• **WHAT IS NEEDED**
Repeat the entire listing exactly.

• **DATASET ENTRIES**
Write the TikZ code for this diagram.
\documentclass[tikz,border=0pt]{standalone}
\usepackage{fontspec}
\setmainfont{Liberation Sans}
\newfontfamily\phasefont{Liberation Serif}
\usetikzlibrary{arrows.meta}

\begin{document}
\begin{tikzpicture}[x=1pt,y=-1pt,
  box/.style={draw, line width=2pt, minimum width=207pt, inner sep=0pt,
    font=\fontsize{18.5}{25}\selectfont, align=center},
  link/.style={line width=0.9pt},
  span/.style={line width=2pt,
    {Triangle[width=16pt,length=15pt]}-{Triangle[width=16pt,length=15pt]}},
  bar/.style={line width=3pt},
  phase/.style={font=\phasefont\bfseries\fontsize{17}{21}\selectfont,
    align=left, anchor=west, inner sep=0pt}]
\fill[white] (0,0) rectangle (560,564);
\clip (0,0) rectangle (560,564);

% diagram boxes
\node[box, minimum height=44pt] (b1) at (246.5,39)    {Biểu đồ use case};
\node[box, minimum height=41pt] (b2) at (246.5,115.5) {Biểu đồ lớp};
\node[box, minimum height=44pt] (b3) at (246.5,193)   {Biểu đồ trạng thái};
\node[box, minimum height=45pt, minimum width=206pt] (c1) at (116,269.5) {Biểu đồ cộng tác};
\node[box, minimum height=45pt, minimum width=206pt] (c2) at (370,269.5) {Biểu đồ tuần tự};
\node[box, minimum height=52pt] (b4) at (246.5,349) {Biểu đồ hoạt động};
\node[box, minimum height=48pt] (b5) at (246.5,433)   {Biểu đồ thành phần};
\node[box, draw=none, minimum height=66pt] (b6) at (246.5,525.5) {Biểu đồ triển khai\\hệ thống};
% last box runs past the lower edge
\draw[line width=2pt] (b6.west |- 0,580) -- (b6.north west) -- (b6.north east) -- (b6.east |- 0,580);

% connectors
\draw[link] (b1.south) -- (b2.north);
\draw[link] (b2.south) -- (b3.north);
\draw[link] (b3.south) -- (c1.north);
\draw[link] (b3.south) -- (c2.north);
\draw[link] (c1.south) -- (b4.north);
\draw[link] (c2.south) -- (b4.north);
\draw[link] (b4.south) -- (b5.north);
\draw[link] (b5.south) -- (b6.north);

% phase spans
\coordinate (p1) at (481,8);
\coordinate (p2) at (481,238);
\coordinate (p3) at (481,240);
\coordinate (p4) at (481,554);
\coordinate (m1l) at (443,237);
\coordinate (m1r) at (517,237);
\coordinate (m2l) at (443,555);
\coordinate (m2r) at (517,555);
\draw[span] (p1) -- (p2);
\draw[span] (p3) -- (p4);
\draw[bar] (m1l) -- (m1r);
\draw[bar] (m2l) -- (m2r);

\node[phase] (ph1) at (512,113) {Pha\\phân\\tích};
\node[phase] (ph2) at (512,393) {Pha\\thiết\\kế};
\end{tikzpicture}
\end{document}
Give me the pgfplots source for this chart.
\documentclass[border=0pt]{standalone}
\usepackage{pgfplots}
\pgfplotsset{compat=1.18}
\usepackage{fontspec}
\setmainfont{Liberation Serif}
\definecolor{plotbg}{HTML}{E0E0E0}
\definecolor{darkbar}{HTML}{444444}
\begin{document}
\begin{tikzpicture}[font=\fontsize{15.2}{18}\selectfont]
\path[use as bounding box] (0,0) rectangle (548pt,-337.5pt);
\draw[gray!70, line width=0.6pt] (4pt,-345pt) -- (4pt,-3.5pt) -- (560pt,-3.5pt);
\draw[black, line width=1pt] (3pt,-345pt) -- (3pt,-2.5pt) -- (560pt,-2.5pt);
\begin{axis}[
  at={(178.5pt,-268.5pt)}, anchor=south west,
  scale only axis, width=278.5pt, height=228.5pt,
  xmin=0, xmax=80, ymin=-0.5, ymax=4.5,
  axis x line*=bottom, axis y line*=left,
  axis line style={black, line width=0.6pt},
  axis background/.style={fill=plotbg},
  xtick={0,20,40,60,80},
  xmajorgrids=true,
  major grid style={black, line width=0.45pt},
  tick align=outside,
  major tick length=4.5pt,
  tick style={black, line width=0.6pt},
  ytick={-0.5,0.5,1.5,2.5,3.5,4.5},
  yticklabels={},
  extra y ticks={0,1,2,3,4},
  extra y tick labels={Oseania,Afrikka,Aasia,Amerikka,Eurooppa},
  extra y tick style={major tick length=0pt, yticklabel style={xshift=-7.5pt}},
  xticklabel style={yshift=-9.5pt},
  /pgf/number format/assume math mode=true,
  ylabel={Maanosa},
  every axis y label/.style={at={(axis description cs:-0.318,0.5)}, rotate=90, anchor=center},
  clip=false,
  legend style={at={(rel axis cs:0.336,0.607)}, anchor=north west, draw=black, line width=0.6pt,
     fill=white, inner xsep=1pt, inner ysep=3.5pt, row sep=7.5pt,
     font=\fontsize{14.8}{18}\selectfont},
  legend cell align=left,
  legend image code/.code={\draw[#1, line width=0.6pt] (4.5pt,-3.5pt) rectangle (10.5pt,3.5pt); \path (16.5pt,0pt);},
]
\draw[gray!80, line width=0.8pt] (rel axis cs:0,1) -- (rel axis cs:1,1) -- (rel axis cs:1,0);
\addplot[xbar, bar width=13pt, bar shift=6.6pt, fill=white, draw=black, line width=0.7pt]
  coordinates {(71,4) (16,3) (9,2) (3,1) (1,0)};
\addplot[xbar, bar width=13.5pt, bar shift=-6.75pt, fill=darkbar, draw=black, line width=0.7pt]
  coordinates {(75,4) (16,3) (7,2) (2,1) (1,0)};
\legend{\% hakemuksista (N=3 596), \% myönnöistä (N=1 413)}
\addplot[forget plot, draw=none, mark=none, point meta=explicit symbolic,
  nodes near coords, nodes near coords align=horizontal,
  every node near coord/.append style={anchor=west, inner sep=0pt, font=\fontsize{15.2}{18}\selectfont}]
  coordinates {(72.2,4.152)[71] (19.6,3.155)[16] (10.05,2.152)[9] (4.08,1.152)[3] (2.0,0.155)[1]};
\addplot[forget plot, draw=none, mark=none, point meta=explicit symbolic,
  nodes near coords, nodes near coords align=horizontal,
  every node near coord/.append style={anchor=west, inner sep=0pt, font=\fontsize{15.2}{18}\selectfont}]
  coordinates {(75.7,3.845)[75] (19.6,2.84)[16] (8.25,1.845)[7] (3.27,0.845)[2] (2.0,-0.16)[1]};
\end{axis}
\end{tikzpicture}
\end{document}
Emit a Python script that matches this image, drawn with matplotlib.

• **FINISHED EXERCISE**
Write the TikZ code for this diagram.
\documentclass[tikz,border=0pt]{standalone}
\usepackage{fontspec}
\setmainfont{Liberation Sans}
\newfontfamily\phasefont{Liberation Serif}
\usetikzlibrary{arrows.meta}

\begin{document}
\begin{tikzpicture}[x=1pt,y=-1pt,
  box/.style={draw, line width=2pt, minimum width=207pt, inner sep=0pt,
    font=\fontsize{18.5}{25}\selectfont, align=center},
  link/.style={line width=0.9pt},
  span/.style={line width=2pt,
    {Triangle[width=16pt,length=15pt]}-{Triangle[width=16pt,length=15pt]}},
  bar/.style={line width=3pt},
  phase/.style={font=\phasefont\bfseries\fontsize{17}{21}\selectfont,
    align=left, anchor=west, inner sep=0pt}]
\fill[white] (0,0) rectangle (560,564);
\clip (0,0) rectangle (560,564);

% diagram boxes
\node[box, minimum height=44pt] (b1) at (246.5,39)    {Biểu đồ use case};
\node[box, minimum height=41pt] (b2) at (246.5,115.5) {Biểu đồ lớp};
\node[box, minimum height=44pt] (b3) at (246.5,193)   {Biểu đồ trạng thái};
\node[box, minimum height=45pt, minimum width=206pt] (c1) at (116,269.5) {Biểu đồ cộng tác};
\node[box, minimum height=45pt, minimum width=206pt] (c2) at (370,269.5) {Biểu đồ tuần tự};
\node[box, minimum height=52pt] (b4) at (246.5,349) {Biểu đồ hoạt động};
\node[box, minimum height=48pt] (b5) at (246.5,433)   {Biểu đồ thành phần};
\node[box, draw=none, minimum height=66pt] (b6) at (246.5,525.5) {Biểu đồ triển khai\\hệ thống};
% last box runs past the lower edge
\draw[line width=2pt] (b6.west |- 0,580) -- (b6.north west) -- (b6.north east) -- (b6.east |- 0,580);

% connectors
\draw[link] (b1.south) -- (b2.north);
\draw[link] (b2.south) -- (b3.north);
\draw[link] (b3.south) -- (c1.north);
\draw[link] (b3.south) -- (c2.north);
\draw[link] (c1.south) -- (b4.north);
\draw[link] (c2.south) -- (b4.north);
\draw[link] (b4.south) -- (b5.north);
\draw[link] (b5.south) -- (b6.north);

% phase spans
\coordinate (p1) at (481,8);
\coordinate (p2) at (481,238);
\coordinate (p3) at (481,240);
\coordinate (p4) at (481,554);
\coordinate (m1l) at (443,237);
\coordinate (m1r) at (517,237);
\coordinate (m2l) at (443,555);
\coordinate (m2r) at (517,555);
\draw[span] (p1) -- (p2);
\draw[span] (p3) -- (p4);
\draw[bar] (m1l) -- (m1r);
\draw[bar] (m2l) -- (m2r);

\node[phase] (ph1) at (512,113) {Pha\\phân\\tích};
\node[phase] (ph2) at (512,393) {Pha\\thiết\\kế};
\end{tikzpicture}
\end{document}
Give me the pgfplots source for this chart.
\documentclass[border=0pt]{standalone}
\usepackage{pgfplots}
\pgfplotsset{compat=1.18}
\usepackage{fontspec}
\setmainfont{Liberation Serif}
\definecolor{plotbg}{HTML}{E0E0E0}
\definecolor{darkbar}{HTML}{444444}
\begin{document}
\begin{tikzpicture}[font=\fontsize{15.2}{18}\selectfont]
\path[use as bounding box] (0,0) rectangle (548pt,-337.5pt);
\draw[gray!70, line width=0.6pt] (4pt,-345pt) -- (4pt,-3.5pt) -- (560pt,-3.5pt);
\draw[black, line width=1pt] (3pt,-345pt) -- (3pt,-2.5pt) -- (560pt,-2.5pt);
\begin{axis}[
  at={(178.5pt,-268.5pt)}, anchor=south west,
  scale only axis, width=278.5pt, height=228.5pt,
  xmin=0, xmax=80, ymin=-0.5, ymax=4.5,
  axis x line*=bottom, axis y line*=left,
  axis line style={black, line width=0.6pt},
  axis background/.style={fill=plotbg},
  xtick={0,20,40,60,80},
  xmajorgrids=true,
  major grid style={black, line width=0.45pt},
  tick align=outside,
  major tick length=4.5pt,
  tick style={black, line width=0.6pt},
  ytick={-0.5,0.5,1.5,2.5,3.5,4.5},
  yticklabels={},
  extra y ticks={0,1,2,3,4},
  extra y tick labels={Oseania,Afrikka,Aasia,Amerikka,Eurooppa},
  extra y tick style={major tick length=0pt, yticklabel style={xshift=-7.5pt}},
  xticklabel style={yshift=-9.5pt},
  /pgf/number format/assume math mode=true,
  ylabel={Maanosa},
  every axis y label/.style={at={(axis description cs:-0.318,0.5)}, rotate=90, anchor=center},
  clip=false,
  legend style={at={(rel axis cs:0.336,0.607)}, anchor=north west, draw=black, line width=0.6pt,
     fill=white, inner xsep=1pt, inner ysep=3.5pt, row sep=7.5pt,
     font=\fontsize{14.8}{18}\selectfont},
  legend cell align=left,
  legend image code/.code={\draw[#1, line width=0.6pt] (4.5pt,-3.5pt) rectangle (10.5pt,3.5pt); \path (16.5pt,0pt);},
]
\draw[gray!80, line width=0.8pt] (rel axis cs:0,1) -- (rel axis cs:1,1) -- (rel axis cs:1,0);
\addplot[xbar, bar width=13pt, bar shift=6.6pt, fill=white, draw=black, line width=0.7pt]
  coordinates {(71,4) (16,3) (9,2) (3,1) (1,0)};
\addplot[xbar, bar width=13.5pt, bar shift=-6.75pt, fill=darkbar, draw=black, line width=0.7pt]
  coordinates {(75,4) (16,3) (7,2) (2,1) (1,0)};
\legend{\% hakemuksista (N=3 596), \% myönnöistä (N=1 413)}
\addplot[forget plot, draw=none, mark=none, point meta=explicit symbolic,
  nodes near coords, nodes near coords align=horizontal,
  every node near coord/.append style={anchor=west, inner sep=0pt, font=\fontsize{15.2}{18}\selectfont}]
  coordinates {(72.2,4.152)[71] (19.6,3.155)[16] (10.05,2.152)[9] (4.08,1.152)[3] (2.0,0.155)[1]};
\addplot[forget plot, draw=none, mark=none, point meta=explicit symbolic,
  nodes near coords, nodes near coords align=horizontal,
  every node near coord/.append style={anchor=west, inner sep=0pt, font=\fontsize{15.2}{18}\selectfont}]
  coordinates {(75.7,3.845)[75] (19.6,2.84)[16] (8.25,1.845)[7] (3.27,0.845)[2] (2.0,-0.16)[1]};
\end{axis}
\end{tikzpicture}
\end{document}
Emit a Python script that matches this image, drawn with matplotlib.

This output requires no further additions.